Split Ends: Divorce Among Older Adults Is The Highest Of Any Age Group
Split Ends: Divorce Among Older Adults Is The Highest Of Any Age Group
May 12, 2021
Let’s face it: The Pandemic has not only taken a physical toll but for many, there’s been an emotional hit that’s hard to ignore. And when it comes to relationships, even the strongest of bonds have been sorely tested with the financial burdens of the pandemic, coupled with the upheaval of work and home life, and the unfamiliar reality of spending long days with family members. Early in the pandemic, we addressed what could be done to ease some of these stressors but for many, the reality of “the new normal” has created the impetus to rethink what- and who- is important in life. As one expert exclaimed, “Loss of income, employment, and separate routines that allowed healthy time away from each other have produced a perfect storm.”
Even before the pandemic, rates of what’s known as “gray divorce”- i.e, divorce among people over age 50- were rising. Now, in the wake of changed circumstances for everyone, divorce lawyers fully anticipate that these numbers will increase even further. In fact, current data shows that one in four people getting divorced is now over 50, and over half of the “gray divorces” now occurring are in couples married over 20 years. Many of these “silver splitters” are now divorcing for the second or even third time, which means they know they can get through a divorce and understand what life on the other side is like. There’s also less stigma because they’ve already gone through the process. More generally, in today’s world, there’s much less stigma than there used to be- especially for older women- when you become divorced.

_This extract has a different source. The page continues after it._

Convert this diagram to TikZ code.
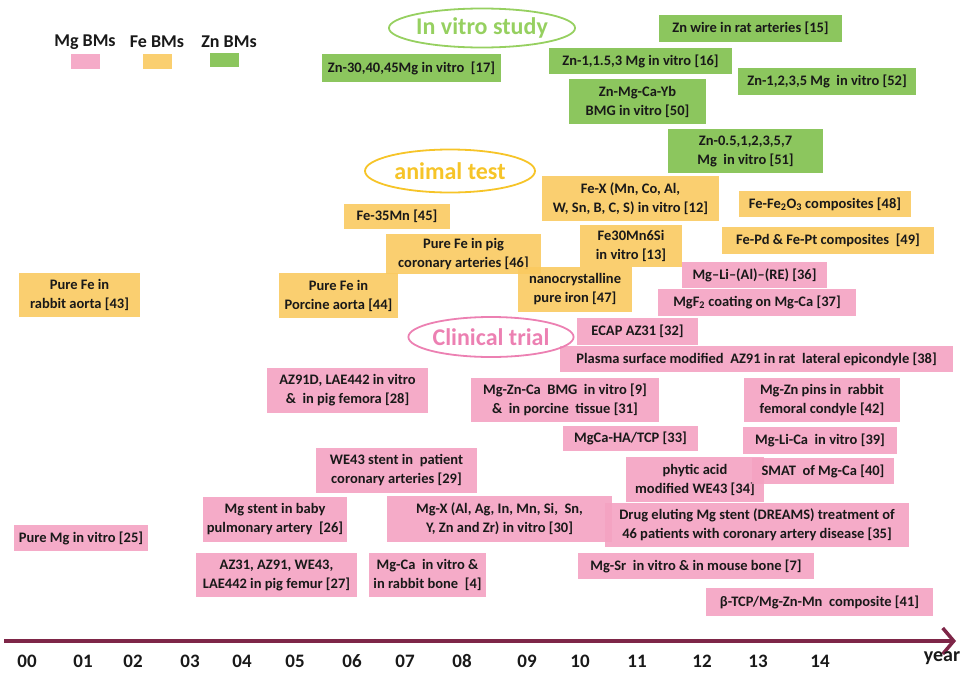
\documentclass[tikz,border=0pt]{standalone}
\usepackage{fontspec}
\setmainfont{Carlito}
\usetikzlibrary{arrows.meta,shapes.geometric}

\definecolor{mgpink}{RGB}{244,162,194}
\definecolor{feyellow}{RGB}{250,202,96}
\definecolor{zngreen}{RGB}{128,192,76}
\definecolor{vitrogreen}{RGB}{150,208,96}
\definecolor{animalgold}{RGB}{246,196,40}
\definecolor{clinicpink}{RGB}{236,128,178}
\definecolor{axisred}{RGB}{126,38,72}

\begin{document}
\begin{tikzpicture}[x=1pt, y=-1pt,
    every node/.style = {align=center, inner sep=0pt, text=black!90,
      font=\bfseries\fontsize{14.5}{19}\selectfont},
    sz/.style 2 args = {minimum width=#1, minimum height=#2},
    mgbox/.style = {rectangle, fill=mgpink, fill opacity=0.9, text opacity=1},
    febox/.style = {rectangle, fill=feyellow, fill opacity=0.9, text opacity=1},
    znbox/.style = {rectangle, fill=zngreen, fill opacity=0.9, text opacity=1},
    stage/.style = {ellipse, draw=#1, text=#1, line width=1.8pt,
      font=\bfseries\fontsize{24}{28}\selectfont},
    legendtxt/.style = {font=\bfseries\fontsize{18}{20}\selectfont},
    yearlab/.style = {font=\bfseries\fontsize{19}{21}\selectfont}]
  \useasboundingbox (0,0) rectangle (965,672);

  % legend
  \node[legendtxt] (lmg) at (85,42) {Mg BMs};
  \node[legendtxt] (lfe) at (157,42) {Fe BMs};
  \node[legendtxt] (lzn) at (229,42) {Zn BMs};
  \node[mgbox, sz={29}{15}] (smg) at (85.5,61.5) {};
  \node[febox, sz={29}{15}] (sfe) at (157.5,61.5) {};
  \node[znbox, sz={29}{14}] (szn) at (224.5,60) {};

  % Zn
  \node[znbox, sz={183}{27}] (zn15) at (750.5,28.5) {Zn wire in rat arteries [15]};
  \node[znbox, sz={179}{28}] (zn17) at (411.5,68) {Zn-30,40,45Mg in vitro\ \ [17]};
  \node[znbox, sz={183}{26}] (zn16) at (640.5,61) {Zn-1,1.5,3 Mg in vitro [16]};
  \node[znbox, sz={178}{27}] (zn52) at (827,81.5) {Zn-1,2,3,5 Mg\ \ in vitro [52]};
  \node[znbox, sz={137}{45}] (zn50) at (637.5,101.5) {Zn-Mg-Ca-Yb\\BMG in vitro [50]};
  \node[znbox, sz={155}{44}] (zn51) at (745.5,151) {Zn-0.5,1,2,3,5,7\\Mg\ \ in vitro [51]};

  % Fe
  \node[febox, sz={121}{44}] (fe43) at (79.5,295) {Pure Fe in\\rabbit aorta [43]};
  \node[febox, sz={106}{25}] (fe45) at (397,216.5) {Fe-35Mn [45]};
  \node[febox, sz={155}{40}] (fe46) at (463.5,254) {Pure Fe in pig\\coronary arteries [46]};
  \node[febox, sz={119}{45}] (fe44) at (338.5,295.5) {Pure Fe in\\Porcine aorta [44]};
  \node[febox, sz={177}{45}] (fe12) at (630.5,198.5) {Fe-X (Mn, Co, Al,\\W, Sn, B, C, S) in vitro [12]};
  \node[febox, sz={102}{42}] (fe13) at (631,246) {Fe30Mn6Si\\in vitro [13]};
  \node[febox, sz={114}{45}] (fe47) at (575,289.5) {nanocrystalline\\pure iron [47]};
  \node[febox, sz={172}{26}] (fe48) at (825,204) {Fe-Fe\textsubscript{2}O\textsubscript{3} composites [48]};
  \node[febox, sz={212}{27}] (fe49) at (828,240.5) {Fe-Pd \& Fe-Pt composites\ \ [49]};

  % Mg
  \node[mgbox, sz={145}{26}] (mg36) at (754.5,275) {Mg--Li--(Al)--(RE) [36]};
  \node[mgbox, sz={198}{27}] (mg37) at (757,302.5) {MgF\textsubscript{2} coating on Mg-Ca [37]};
  \node[mgbox, sz={121}{27}] (mg32) at (637.5,331.5) {ECAP AZ31 [32]};
  \node[mgbox, sz={393}{26}] (mg38) at (756.5,359) {Plasma surface modified\ \ AZ91 in rat\ \ lateral epicondyle [38]};
  \node[mgbox, sz={161}{45}] (mg28) at (347.5,390.5) {AZ91D, LAE442 in vitro\\\&\ \ in pig femora [28]};
  \node[mgbox, sz={188}{44}] (mg31) at (565,400) {Mg-Zn-Ca\ \ BMG\ \ in vitro [9]\\\&\ \ in porcine\ \ tissue [31]};
  \node[mgbox, sz={156}{44}] (mg42) at (822,400) {Mg-Zn pins in\ \ rabbit\\femoral condyle [42]};
  \node[mgbox, sz={135}{25}] (mg33) at (630.5,438.5) {MgCa-HA/TCP [33]};
  \node[mgbox, sz={154}{27}] (mg39) at (820,440.5) {Mg-Li-Ca\ \ in vitro [39]};
  \node[mgbox, sz={138}{45}] (mg34) at (695,479.5) {phytic acid\\modified WE43 [34]};
  \node[mgbox, sz={142}{26}] (mg40) at (823,471) {SMAT\ \ of Mg-Ca [40]};
  \node[mgbox, sz={161}{45}] (mg29) at (396.5,470.5) {WE43 stent in\ \ patient\\coronary arteries [29]};
  \node[mgbox, sz={134}{26}] (mg25) at (81,538) {Pure Mg in vitro [25]};
  \node[mgbox, sz={144}{45}] (mg26) at (275,519.5) {Mg stent in baby\\pulmonary artery\ \ [26]};
  \node[mgbox, sz={225}{46}] (mg30) at (499.5,519) {Mg-X (Al, Ag, In, Mn, Si,\ \ Sn,\\Y, Zn and Zr) in vitro [30]};
  \node[mgbox, sz={304}{44}] (mg35) at (757,525) {Drug eluting Mg stent (DREAMS) treatment of\\46 patients with coronary artery disease [35]};
  \node[mgbox, sz={161}{44}] (mg27) at (276.5,575) {AZ31, AZ91, WE43,\\LAE442 in pig femur [27]};
  \node[mgbox, sz={117}{44}] (mg4) at (427.5,575) {Mg-Ca\ \ in vitro \&\\in rabbit bone\ \ [4]};
  \node[mgbox, sz={236}{26}] (mg7) at (696,566) {Mg-Sr\ \ in vitro \& in mouse bone [7]};
  \node[mgbox, sz={227}{28}] (mg41) at (819.5,602) {β-TCP/Mg-Zn-Mn\ \ composite [41]};

  % stages
  \node[stage=vitrogreen, sz={175}{39}] (vitro) at (482,28) {In vitro study};
  \node[stage=animalgold, sz={170}{43}] (animal) at (450,171) {animal test};
  \node[stage=clinicpink, sz={157}{40}] (clinic) at (491,337) {Clinical trial};

  % time axis
  \coordinate (t0) at (4,641);
  \coordinate (t1) at (956,641);
  \draw[axisred, line width=3.5pt, -{Straight Barb[length=11pt, width=26pt]}] (t0) -- (t1);
  \foreach \yr/\xx in {00/27, 01/83, 02/133, 03/190, 04/242, 05/295, 06/352, 07/405,
      08/462, 09/527, 10/580, 11/637, 12/702, 13/758, 14/820}
    \node[yearlab] (y\yr) at (\xx,661) {\yr};
  \node[yearlab, font=\bfseries\fontsize{20}{22}\selectfont] (yyear) at (942,658) {year};
\end{tikzpicture}
\end{document}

However, older women are still more likely to suffer financially from a divorce than older men. Women tend to experience a drop in income, lifestyle, and retirement savings, something that may be difficult to make up if you enter a divorce in your later years. In fact, according to the Social Security Administration, 20% of divorced women aged 65 and above live in poverty and are less financially secure than married women or widows their age. Divorce experts warn that before going through a divorce after age 50, there are many things you should consider in order to avoid “costly” mistakes: For example, are you truly aware of your marital finances? Do you have your financial advisors lined up to help you through what is likely to be a life-changing process? Are your support systems ready to embrace you? As writer Paul Brandus makes clear, “Divorce can be really expensive. Old age can be really expensive. But what’s really expensive? Being older and divorced. If you’re in an unhappy situation and think divorce is the answer, well, tread carefully and make sure that your needs are taken care of.” Perhaps most importantly, if you’ve decided a divorce is necessary for you to truly live the next “chapter” of your life, then don’t let your emotions get in the way of what can, in reality, be a business transaction.
And speaking of business transactions, you’ve undoubtedly heard by now of the pending divorce between Microsoft billionaire Bill Gates, age 65 and his wife of 27 years, Melinda French Gates, age 56. Squarely in the middle of what’s now a “gray divorce,” their split is a striking reminder that money isn’t the only problem in a marriage. As writer Lisa Bonos expressed in a recent Washington Post article, “It’s comforting to know relationships are difficult no matter who we are.” The bottom line seems to be that as you reach your later years, and realize that along with living longer, you may still have several decades to go in your current marriage, some of us make the calculus that we want to explore a new life, even if we do so without a long-time partner. It seems many of us do not want to get to the end of our lives filled with regrets. As divorce lawyer Nicole Sodoma states, “The people we marry are not the people we divorce because people change.” If those changes have led each member of the couple to head in a different direction, even the wealthiest among us may feel the need to start anew.